Online Experimental Design With Estimation-Regret Trade-off Under Network Interference
Zhiheng Zhang, Zichen Wang
TL;DR
This work studies online experimental design under network interference by formulating a generalized MAB problem, MAB-N, that uses exposure mapping to compress the exponentially large joint action space into a tractable exposure space. It establishes a Pareto-optimal trade-off between estimation accuracy of exposure-based treatment effects and cumulative regret, and presents the UCB-TSN algorithm that achieves this balance in stochastic settings; it is extended to adversarial environments via EXP3-TSN with corresponding estimation and regret guarantees. The framework unifies offline causal inference with online learning under interference, clarifies when prior interference assumptions are necessary, and provides lower bounds and a Pareto frontier characterization that guide algorithm design. Empirical results on a 101-node network validate improved estimation-regret trade-offs relative to baselines and demonstrate robustness across network structures. The paper also outlines extensions to reinforcement learning, dynamic networks, and stronger inference under interference, establishing a foundation for scalable, interference-aware sequential decision-making.
Abstract
Network interference has attracted significant attention in the field of causal inference, encapsulating various sociological behaviors where the treatment assigned to one individual within a network may affect the outcomes of others, such as their neighbors.
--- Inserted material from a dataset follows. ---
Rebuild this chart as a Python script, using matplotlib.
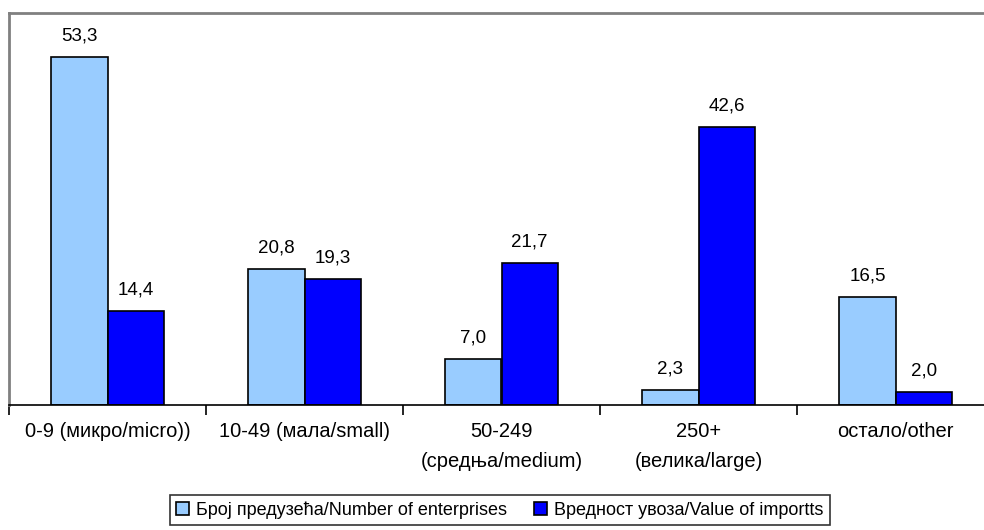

A key challenge in this setting is that standard causal inference methods often assume independent treatment effects among individuals, which may not hold in networked environments. To estimate interference-aware causal effects, a traditional approach is to inherit the independent settings, where practitioners randomly assign experimental participants into different groups and compare their outcomes. While effective in offline settings, this strategy becomes problematic in sequential experiments, where suboptimal decision persists, leading to substantial regret. To address this issue, we introduce a unified interference-aware framework for online experimental design. Compared to existing studies, we extend the definition of arm space by utilizing the statistical concept of exposure mapping, which allows for a more flexible and context-aware representation of treatment effects in networked settings. Crucially, we establish a Pareto-optimal trade-off between estimation accuracy and regret under the network concerning both time period and arm space, which remains superior to baseline models even without network interference. Furthermore, we propose an algorithmic implementation and discuss its generalization across different learning settings and network topology.